This one’s easy. ‘Cause I am telling another guy’s story. Because it’s a good one. Also because it exemplifies how, although a certain joke can be eminently serviceable, the comedically “gifted” can often provide an even better version of it. And the icing on the cake, or the cherry on top of the sundae – pick the cliché of your choice – is that the story in question is true. Or at least the person who related it said it was.
The originator of this story is a (now departed) veteran comedy writer named Jack Douglas, who told it during one of his numerous appearances on Jack Paar’s Tonight Show, Jack Paar predating Johnny Carson who predated Jay Leno who predated Jimmy Fallon as the Tonight Show’s full-time ringmaster. I actually saw Douglas tell this story. Which makes me (no news to regular readers) quite ohhhhhld.
Though highly respected by the cogniscenti – he wrote for some of the biggest comedians of the day, including Bob Hope and Red Skelton – he also wrote a series of memoirs, including one I read and greatly enjoyed entitled My Brother Is An Only Child – the inevitably dark and droll Jack Douglas was not inordinately famous.

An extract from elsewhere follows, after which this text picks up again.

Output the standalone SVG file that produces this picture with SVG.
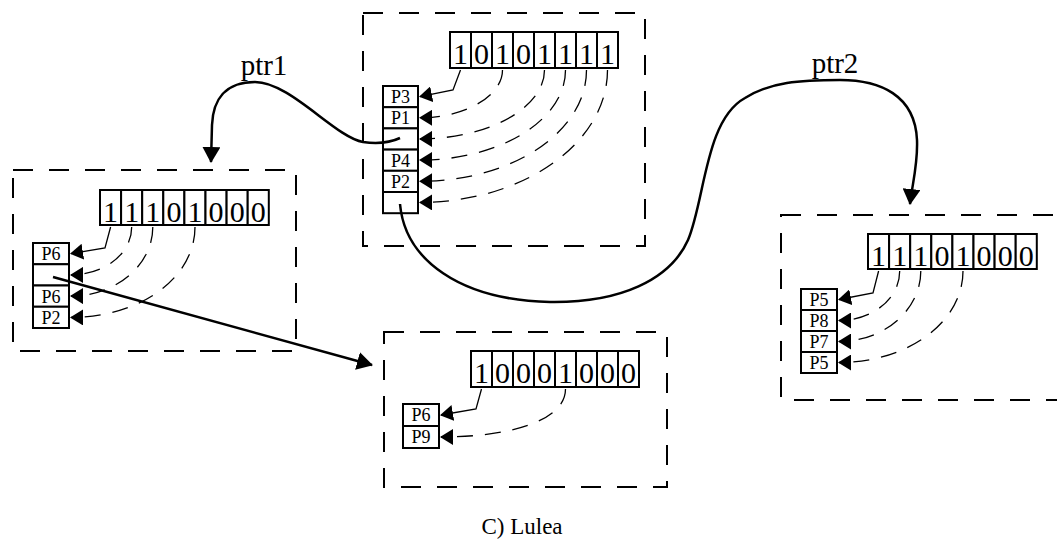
<svg xmlns="http://www.w3.org/2000/svg" width="1057" height="542" viewBox="0 0 1057 542">
<style>
.box{fill:none;stroke:#000;stroke-width:2;stroke-dasharray:20 16}
.cell{fill:#fff;stroke:#000;stroke-width:2}
.bit{font-family:"Liberation Serif","Times New Roman",serif;font-size:30px;text-anchor:middle;fill:#000}
.pl{font-family:"Liberation Serif","Times New Roman",serif;font-size:18px;text-anchor:middle;fill:#000}
.lbl{font-family:"Liberation Serif","Times New Roman",serif;font-size:29px;text-anchor:middle;fill:#000}
.cap{font-family:"Liberation Serif","Times New Roman",serif;font-size:23px;text-anchor:middle;fill:#000}
.dl{fill:none;stroke:#000;stroke-width:1.3;stroke-dasharray:16 12;marker-end:url(#sa)}
.sl{fill:none;stroke:#000;stroke-width:1.3;marker-end:url(#sa)}
.big{fill:none;stroke:#000;stroke-width:2.5;marker-end:url(#ba)}
</style>
<defs>
<marker id="sa" viewBox="0 0 13 16" markerWidth="13" markerHeight="16" refX="12" refY="8" orient="auto" markerUnits="userSpaceOnUse"><path d="M0,0 L13,8 L0,16 z" fill="#000"/></marker>
<marker id="ba" viewBox="0 0 16 18" markerWidth="16" markerHeight="18" refX="15" refY="9" orient="auto" markerUnits="userSpaceOnUse"><path d="M0,0 L16,9 L0,18 z" fill="#000"/></marker>
</defs>
<rect width="1057" height="542" fill="#fff"/>

<g id="node-top">
<rect class="box" x="363" y="13" width="282" height="233"/>
<g>
<rect class="cell" x="450" y="32" width="21" height="36"/><rect class="cell" x="471" y="32" width="21" height="36"/><rect class="cell" x="492" y="32" width="21" height="36"/><rect class="cell" x="513" y="32" width="21" height="36"/><rect class="cell" x="534" y="32" width="21" height="36"/><rect class="cell" x="555" y="32" width="21" height="36"/><rect class="cell" x="576" y="32" width="21" height="36"/><rect class="cell" x="597" y="32" width="21" height="36"/>
<text class="bit" x="460.5" y="64">1</text><text class="bit" x="481.5" y="64">0</text><text class="bit" x="502.5" y="64">1</text><text class="bit" x="523.5" y="64">0</text><text class="bit" x="544.5" y="64">1</text><text class="bit" x="565.5" y="64">1</text><text class="bit" x="586.5" y="64">1</text><text class="bit" x="607.5" y="64">1</text>
</g>
<g>
<rect class="cell" x="383" y="86" width="35" height="21.2"/><rect class="cell" x="383" y="107.2" width="35" height="21.2"/><rect class="cell" x="383" y="128.4" width="35" height="21.2"/><rect class="cell" x="383" y="149.6" width="35" height="21.2"/><rect class="cell" x="383" y="170.8" width="35" height="21.2"/><rect class="cell" x="383" y="192" width="35" height="21.2"/>
<text class="pl" x="400.5" y="103">P3</text><text class="pl" x="400.5" y="124">P1</text><text class="pl" x="400.5" y="166.5">P4</text><text class="pl" x="400.5" y="187.5">P2</text>
</g>
</g>

<g id="node-left">
<rect class="box" x="13" y="170" width="283" height="181"/>
<g>
<rect class="cell" x="100" y="190" width="21.1" height="35"/><rect class="cell" x="121.1" y="190" width="21.1" height="35"/><rect class="cell" x="142.2" y="190" width="21.1" height="35"/><rect class="cell" x="163.3" y="190" width="21.1" height="35"/><rect class="cell" x="184.4" y="190" width="21.1" height="35"/><rect class="cell" x="205.5" y="190" width="21.1" height="35"/><rect class="cell" x="226.6" y="190" width="21.1" height="35"/><rect class="cell" x="247.7" y="190" width="21.1" height="35"/>
<text class="bit" x="110.6" y="222">1</text><text class="bit" x="131.7" y="222">1</text><text class="bit" x="152.8" y="222">1</text><text class="bit" x="173.9" y="222">0</text><text class="bit" x="195" y="222">1</text><text class="bit" x="216.1" y="222">0</text><text class="bit" x="237.2" y="222">0</text><text class="bit" x="258.3" y="222">0</text>
</g>
<g>
<rect class="cell" x="33" y="243" width="36" height="21.25"/><rect class="cell" x="33" y="264.25" width="36" height="21.25"/><rect class="cell" x="33" y="285.5" width="36" height="21.25"/><rect class="cell" x="33" y="306.75" width="36" height="21.25"/>
<text class="pl" x="51" y="260">P6</text><text class="pl" x="51" y="302.5">P6</text><text class="pl" x="51" y="324">P2</text>
</g>
</g>

<g id="node-right">
<rect class="box" x="781" y="215" width="284" height="185"/>
<g>
<rect class="cell" x="868" y="234" width="21.1" height="35"/><rect class="cell" x="889.1" y="234" width="21.1" height="35"/><rect class="cell" x="910.2" y="234" width="21.1" height="35"/><rect class="cell" x="931.3" y="234" width="21.1" height="35"/><rect class="cell" x="952.4" y="234" width="21.1" height="35"/><rect class="cell" x="973.5" y="234" width="21.1" height="35"/><rect class="cell" x="994.6" y="234" width="21.1" height="35"/><rect class="cell" x="1015.7" y="234" width="21.1" height="35"/>
<text class="bit" x="878.6" y="266">1</text><text class="bit" x="899.7" y="266">1</text><text class="bit" x="920.8" y="266">1</text><text class="bit" x="941.9" y="266">0</text><text class="bit" x="963" y="266">1</text><text class="bit" x="984.1" y="266">0</text><text class="bit" x="1005.2" y="266">0</text><text class="bit" x="1026.3" y="266">0</text>
</g>
<g>
<rect class="cell" x="801" y="289" width="36" height="21"/><rect class="cell" x="801" y="310" width="36" height="21"/><rect class="cell" x="801" y="331" width="36" height="21"/><rect class="cell" x="801" y="352" width="36" height="21"/>
<text class="pl" x="819" y="305.5">P5</text><text class="pl" x="819" y="326.5">P8</text><text class="pl" x="819" y="347.5">P7</text><text class="pl" x="819" y="368.5">P5</text>
</g>
</g>

<g id="node-bottom">
<rect class="box" x="384" y="332" width="283" height="155"/>
<g>
<rect class="cell" x="471" y="351" width="21" height="36"/><rect class="cell" x="492" y="351" width="21" height="36"/><rect class="cell" x="513" y="351" width="21" height="36"/><rect class="cell" x="534" y="351" width="21" height="36"/><rect class="cell" x="555" y="351" width="21" height="36"/><rect class="cell" x="576" y="351" width="21" height="36"/><rect class="cell" x="597" y="351" width="21" height="36"/><rect class="cell" x="618" y="351" width="21" height="36"/>
<text class="bit" x="481.5" y="383">1</text><text class="bit" x="502.5" y="383">0</text><text class="bit" x="523.5" y="383">0</text><text class="bit" x="544.5" y="383">0</text><text class="bit" x="565.5" y="383">1</text><text class="bit" x="586.5" y="383">0</text><text class="bit" x="607.5" y="383">0</text><text class="bit" x="628.5" y="383">0</text>
</g>
<g>
<rect class="cell" x="403" y="404" width="36" height="22"/><rect class="cell" x="403" y="426" width="36" height="22"/>
<text class="pl" x="421" y="421">P6</text><text class="pl" x="421" y="443">P9</text>
</g>
</g>

<g id="connectors">
<!-- top box -->
<path class="sl" d="M460.5 70 L453 90 L420 96.6"/>
<path class="dl" d="M502.5 70 C502.5 96,465 117.8,420 117.8"/>
<path class="dl" d="M544.5 70 C544.5 108,488 138.9,420 138.9"/>
<path class="dl" d="M565.5 70 C565.5 120,500 160.1,420 160.1"/>
<path class="dl" d="M586.5 70 C586.5 132,512 181.3,420 181.3"/>
<path class="dl" d="M607.5 70 C607.5 143,523 202.4,420 202.4"/>
<!-- left box -->
<path class="sl" d="M110.6 227 L105 248 L71 253.6"/>
<path class="dl" d="M131.7 227 C131.7 254,104 274.9,71 274.9"/>
<path class="dl" d="M152.8 227 C152.8 265,116 296.1,71 296.1"/>
<path class="dl" d="M195 227 C195 278,140 317.4,71 317.4"/>
<!-- right box -->
<path class="sl" d="M878.6 271 L873 293 L839 299.5"/>
<path class="dl" d="M899.7 271 C899.7 299,872 320.5,839 320.5"/>
<path class="dl" d="M920.8 271 C920.8 310,884 341.5,839 341.5"/>
<path class="dl" d="M963 271 C963 322,908 362.5,839 362.5"/>
<!-- bottom box -->
<path class="sl" d="M481.5 389 L476 409 L441 415"/>
<path class="dl" d="M565.5 389 C565.5 420,512 437,441 437"/>
<!-- pointers -->
<path class="big" d="M400 138 Q385 145 363 142 C335 137,290 82,255 82 C225 82,213 100,212 125 L211 162"/>
<path class="big" d="M400 204 C405 260,460 300,550 302 C620 303,670 280,688 240 C705 200,705 120,745 98 C770 82,800 80,840 80 C880 80,915 95,917 140 C918 165,912 185,910 204"/>
<path class="big" d="M53 277 L372 365"/>
<text class="lbl" x="264" y="75">ptr1</text>
<text class="lbl" x="835" y="73">ptr2</text>
</g>

<text class="cap" x="522" y="534">C) Lulea</text>
</svg>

Nevertheless, unlike today, where guests only appear on talk shows to plug their latest endeavor, many of the early invitees to the Tonight Show appeared simply because they were interesting.
"Is that true, Uncle Earl?"
Hard to believe, but it is.
"Wow! That would make talk shows worth watching!"
Tell me about it.
The story Douglas related took place during the late 1950’s, at a time when the compact and economical German Volkswagen “Beetle” – or “Bug” as some called it – was emerging as a challenger to Detroit’s gargantuan gas guzzlers.

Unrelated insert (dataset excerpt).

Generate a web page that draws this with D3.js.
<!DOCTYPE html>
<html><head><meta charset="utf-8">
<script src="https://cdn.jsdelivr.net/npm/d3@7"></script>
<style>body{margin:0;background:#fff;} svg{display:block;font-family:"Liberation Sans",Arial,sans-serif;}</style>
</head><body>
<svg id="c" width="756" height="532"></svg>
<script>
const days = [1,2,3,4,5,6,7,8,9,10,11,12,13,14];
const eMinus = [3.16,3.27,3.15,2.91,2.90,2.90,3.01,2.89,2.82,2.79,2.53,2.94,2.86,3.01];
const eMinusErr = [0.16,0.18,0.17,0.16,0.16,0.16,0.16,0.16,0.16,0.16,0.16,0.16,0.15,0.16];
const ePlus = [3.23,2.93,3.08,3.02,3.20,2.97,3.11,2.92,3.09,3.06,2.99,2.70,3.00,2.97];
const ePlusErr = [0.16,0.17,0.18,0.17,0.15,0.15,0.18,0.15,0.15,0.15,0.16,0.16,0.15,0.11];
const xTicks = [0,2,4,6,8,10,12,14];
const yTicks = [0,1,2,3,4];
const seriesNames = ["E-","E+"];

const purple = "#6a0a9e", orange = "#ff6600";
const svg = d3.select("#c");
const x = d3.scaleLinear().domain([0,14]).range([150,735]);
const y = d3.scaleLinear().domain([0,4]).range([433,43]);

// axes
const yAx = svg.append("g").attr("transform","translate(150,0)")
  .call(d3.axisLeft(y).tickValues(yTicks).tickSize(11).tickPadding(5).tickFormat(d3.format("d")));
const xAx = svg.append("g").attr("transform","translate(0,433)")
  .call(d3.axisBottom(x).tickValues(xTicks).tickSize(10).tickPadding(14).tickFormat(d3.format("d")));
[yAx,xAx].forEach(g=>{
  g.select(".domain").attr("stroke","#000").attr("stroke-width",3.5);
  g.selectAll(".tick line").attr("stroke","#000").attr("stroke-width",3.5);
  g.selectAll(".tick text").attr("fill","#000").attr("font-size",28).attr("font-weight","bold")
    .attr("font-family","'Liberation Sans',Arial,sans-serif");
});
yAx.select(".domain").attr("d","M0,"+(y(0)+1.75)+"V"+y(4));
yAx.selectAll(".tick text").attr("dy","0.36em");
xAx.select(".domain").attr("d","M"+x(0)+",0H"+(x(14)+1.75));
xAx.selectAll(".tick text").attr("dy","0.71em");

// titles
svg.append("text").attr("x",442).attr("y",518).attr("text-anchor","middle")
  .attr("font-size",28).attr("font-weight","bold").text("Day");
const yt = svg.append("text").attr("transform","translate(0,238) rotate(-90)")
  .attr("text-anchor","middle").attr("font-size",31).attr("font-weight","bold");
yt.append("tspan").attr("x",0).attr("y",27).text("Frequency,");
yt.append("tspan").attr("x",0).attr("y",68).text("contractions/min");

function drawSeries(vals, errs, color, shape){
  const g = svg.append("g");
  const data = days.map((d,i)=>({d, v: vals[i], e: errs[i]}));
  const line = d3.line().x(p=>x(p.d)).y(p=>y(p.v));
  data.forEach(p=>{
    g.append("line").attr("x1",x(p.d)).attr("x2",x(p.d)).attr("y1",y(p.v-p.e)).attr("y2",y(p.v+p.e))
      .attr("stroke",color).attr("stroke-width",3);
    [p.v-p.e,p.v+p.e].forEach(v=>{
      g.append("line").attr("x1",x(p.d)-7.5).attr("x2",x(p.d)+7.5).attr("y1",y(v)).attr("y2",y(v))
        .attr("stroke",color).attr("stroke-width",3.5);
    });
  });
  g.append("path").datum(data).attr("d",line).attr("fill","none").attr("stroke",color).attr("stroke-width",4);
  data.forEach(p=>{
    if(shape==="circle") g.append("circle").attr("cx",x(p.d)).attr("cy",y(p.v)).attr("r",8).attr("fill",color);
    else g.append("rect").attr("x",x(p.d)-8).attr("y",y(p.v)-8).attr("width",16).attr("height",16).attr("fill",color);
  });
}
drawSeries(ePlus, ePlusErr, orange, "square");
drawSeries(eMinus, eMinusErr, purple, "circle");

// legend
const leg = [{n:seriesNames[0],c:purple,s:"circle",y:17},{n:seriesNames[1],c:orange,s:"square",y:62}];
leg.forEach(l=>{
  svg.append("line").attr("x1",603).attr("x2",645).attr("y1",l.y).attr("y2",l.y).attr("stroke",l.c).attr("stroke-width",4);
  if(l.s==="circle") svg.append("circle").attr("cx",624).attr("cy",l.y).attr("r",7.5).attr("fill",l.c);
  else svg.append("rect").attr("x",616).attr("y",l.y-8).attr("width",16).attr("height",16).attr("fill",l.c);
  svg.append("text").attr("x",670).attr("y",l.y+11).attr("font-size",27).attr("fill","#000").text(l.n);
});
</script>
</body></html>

The situation involves a “Practical Joke”, a genre of laugh-inducement I am generally less than enamored of because I identify too empathically with its targeted victim. That’s just the goodhearted kind of sweet potato I am. I cannot help myself.
As the story goes, Jack Douglas had this next-door neighbor who had recently purchased a compact Volkswagen “Beetle”, and from then on, all he would ever talk about, to the distress of anyone unfortunate enough to be within earshot, was the remarkable upgrade in his gas mileage.

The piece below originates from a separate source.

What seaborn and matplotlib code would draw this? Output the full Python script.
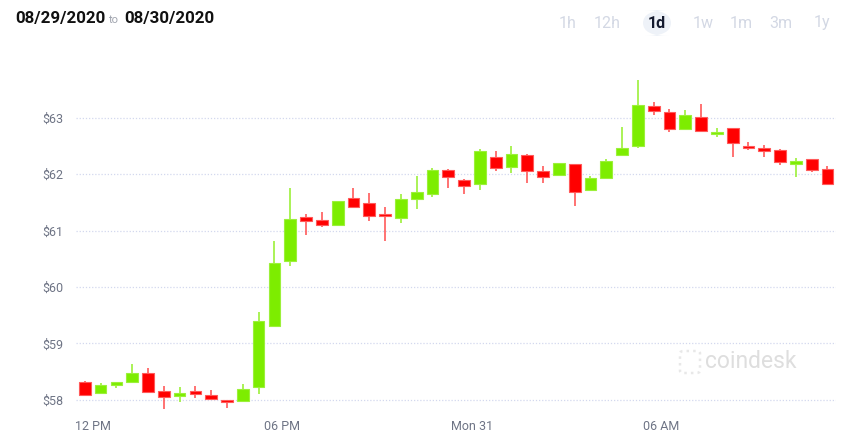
"""Candlestick chart, 30 min candles, 1d view."""
import matplotlib
matplotlib.use("Agg")
import matplotlib.pyplot as plt
import matplotlib.dates as mdates
from matplotlib.patches import FancyBboxPatch
import numpy as np
import pandas as pd
import seaborn as sns

# candle open times (30 min)
candle_start = "2020-08-30 11:30"
n_candles = 48

opens = [58.31, 58.13, 58.27, 58.31, 58.47, 58.16, 58.07, 58.16, 58.08, 57.99, 57.98, 58.22,
         59.30, 60.46, 61.24, 61.19, 61.10, 61.57, 61.49, 61.30, 61.22, 61.56, 61.65, 62.07,
         61.89, 61.83, 62.31, 62.13, 62.34, 62.05, 61.98, 62.18, 61.72, 61.93, 62.34, 62.49,
         63.21, 63.10, 62.80, 63.01, 62.71, 62.82, 62.50, 62.47, 62.42, 62.18, 62.27, 62.09]
highs = [58.33, 58.30, 58.31, 58.63, 58.57, 58.25, 58.22, 58.25, 58.18, 57.99, 58.28, 59.56,
         60.82, 61.76, 61.29, 61.33, 61.53, 61.76, 61.66, 61.42, 61.65, 61.96, 62.10, 62.09,
         61.91, 62.45, 62.40, 62.50, 62.35, 62.15, 62.20, 62.18, 61.97, 62.26, 62.84, 63.67,
         63.27, 63.15, 63.13, 63.25, 62.82, 62.82, 62.57, 62.52, 62.45, 62.29, 62.27, 62.14]
lows = [58.07, 58.11, 58.21, 58.29, 58.14, 57.83, 57.97, 58.04, 58.01, 57.86, 57.98, 58.11,
        59.30, 60.38, 60.92, 61.07, 61.08, 61.39, 61.17, 60.81, 61.13, 61.38, 61.59, 61.75,
        61.65, 61.71, 62.05, 62.02, 61.84, 61.85, 61.98, 61.44, 61.72, 61.91, 62.32, 62.46,
        63.04, 62.74, 62.80, 62.77, 62.65, 62.31, 62.43, 62.31, 62.16, 61.94, 62.04, 61.80]
closes = [58.09, 58.27, 58.31, 58.47, 58.14, 58.05, 58.12, 58.11, 58.02, 57.96, 58.20, 59.40,
          60.42, 61.20, 61.17, 61.09, 61.53, 61.42, 61.26, 61.25, 61.56, 61.69, 62.08, 61.94,
          61.79, 62.40, 62.11, 62.36, 62.05, 61.95, 62.19, 61.69, 61.93, 62.24, 62.47, 63.23,
          63.11, 62.80, 63.04, 62.77, 62.74, 62.55, 62.47, 62.41, 62.21, 62.23, 62.08, 61.82]

y_ticks = [58, 59, 60, 61, 62, 63]
x_tick_times = ["2020-08-30 12:00", "2020-08-30 18:00", "2020-08-31 00:00", "2020-08-31 06:00"]
x_tick_labels = ["12 PM", "06 PM", "Mon 31", "06 AM"]
ranges = ["1h", "12h", "1d", "1w", "1m", "3m", "1y"]
active_range = "1d"

UP = "#7ded00"
UP_EDGE = "#9cf03a"
DOWN = "#ff0000"
DOWN_EDGE = "#ff5a5a"
GRID = "#d3d8ee"
TICK = "#6e7485"

sns.set_theme(style="white")
plt.rcParams["font.family"] = ["Roboto", "DejaVu Sans"]

df = pd.DataFrame({
    "time": pd.date_range(candle_start, periods=n_candles, freq="30min"),
    "open": opens, "high": highs, "low": lows, "close": closes,
})
df["mid"] = mdates.date2num(df["time"] + pd.Timedelta(minutes=15))
df["up"] = df["close"] >= df["open"]
df["bottom"] = df[["open", "close"]].min(axis=1)
df["height"] = (df["open"] - df["close"]).abs().clip(lower=0.025)

fig = plt.figure(figsize=(8.56, 4.38), dpi=100)
ax = fig.add_axes([76 / 856, 1 - 410 / 438, 760 / 856, 346 / 438])

step = 0.5 / 24
for up, face, edge in [(True, UP, UP_EDGE), (False, DOWN, DOWN_EDGE)]:
    sub = df[df["up"] == up]
    ax.vlines(sub["mid"], sub["low"], sub["high"], color=edge, linewidth=1.2, zorder=2)
    ax.bar(sub["mid"], sub["height"], bottom=sub["bottom"], width=step * 0.74,
           color=face, edgecolor=edge, linewidth=0.8, zorder=3)

t0 = mdates.date2num(pd.Timestamp("2020-08-30 12:00"))
ax.set_xlim(t0 - 0.53 / 24, t0 + 23.52 / 24)
ax.set_ylim(57.82, 63.95)

ax.set_yticks(y_ticks)
ax.set_yticklabels([f"${v}" for v in y_ticks])
ax.set_xticks(mdates.date2num(pd.to_datetime(x_tick_times)))
ax.set_xticklabels(x_tick_labels)
ax.tick_params(axis="both", length=0, labelsize=9, labelcolor=TICK)
ax.tick_params(axis="x", pad=7)
ax.tick_params(axis="y", pad=9)
ax.yaxis.grid(True, color=GRID, linestyle=(0, (1, 1.5)), linewidth=0.9)
ax.xaxis.grid(False)
ax.set_axisbelow(True)
sns.despine(ax=ax, left=True, bottom=True)

# header
fig.text(15 / 856, 1 - 19 / 438, "08/29/2020", fontsize=12.2, fontweight="bold",
         color="#111111", va="center", ha="left")
fig.text(109 / 856, 1 - 20 / 438, "to", fontsize=8, color="#a0a4ae", va="center", ha="left")
fig.text(124 / 856, 1 - 19 / 438, "08/30/2020", fontsize=12.2, fontweight="bold",
         color="#111111", va="center", ha="left")

range_x = [568, 607, 657, 703, 741, 781, 822]
for label, px in zip(ranges, range_x):
    if label == active_range:
        fig.patches.append(FancyBboxPatch(((px - 14) / 856, 1 - 36 / 438), 28 / 856, 26 / 438,
                                          boxstyle="round,pad=0,rounding_size=0.03",
                                          transform=fig.transFigure, facecolor="#eef2f8",
                                          edgecolor="none"))
        fig.text(px / 856, 1 - 23 / 438, label, fontsize=11.5, fontweight="bold",
                 color="#141a2e", ha="center", va="center")
    else:
        fig.text(px / 856, 1 - 23 / 438, label, fontsize=11.5, color="#d3d8e4",
                 ha="center", va="center")

# watermark
fig.patches.append(FancyBboxPatch((680 / 856, 1 - 373 / 438), 20 / 856, 22 / 438,
                                  boxstyle="round,pad=0,rounding_size=0.005",
                                  transform=fig.transFigure, facecolor="none",
                                  edgecolor="#e8e8e8", linewidth=1.8, linestyle=":"))
fig.text(705 / 856, 1 - 362 / 438, "coindesk", fontsize=16.5, color="#dedede",
         ha="left", va="center")

fig.savefig("out.png", dpi=100)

People are getting the standard 15 to 18 miles per gallon; this guy’s getting close to thirty. He could barely remember the last time he filled up at a gas station. It was incredible. The car was virtually driving on air!
According to Mr. Douglas –and sympathizers identifying with his having to put with this compact car-owning blowhard, the audience’s laughter suggesting there was many of them – this Bozo was asking for it.
Now, what would be the appropriate practical joke in this situation?
The standard version would be to sneak over to the “Beetle” owner’s house at night and siphon gasoline out of his gas tank, perplexing the man with his suddenly reduced gas mileage and, more importantly, shutting the guy up.
Douglas, however, as they say in the comedy fraternity, went diabolically “the other way.”
Every night for a week, as he told it, a posse of co-conspirators would sneak over to the “Bug” owner’s house, carrying a five-gallon can… and add gas to his gas tank. Now, instead of boasting about getting close to thirty miles to the gallon, he was crowing that he was miraculously getting ninety!
A week later, the conspirators stopped pouring gas into his tank, confounding the “Beetle’s” owner when his gas mileage “plummeted” to thirty.
Do you see what he did there?
Instead of merely eliminating the source of the “Bug” owner’s excitement (by siphoning gas out), Douglas induced him into making ridiculous proclamations about his new car getting ninety miles to the gallon, and then humiliated him even further with the confession that his car’s mileage had subsequently fallen by two-thirds.
A person with reliable comedic instincts can easily skewer an annoying idiot with a retributive subterfuge.
A person with superior comedic instincts can knock it right out of the park.
Which, by the way, is what always distinguishes mediocre comedy from the “Top-‘O-The-Line.”
It’s the “reliable” versus the “sublime.”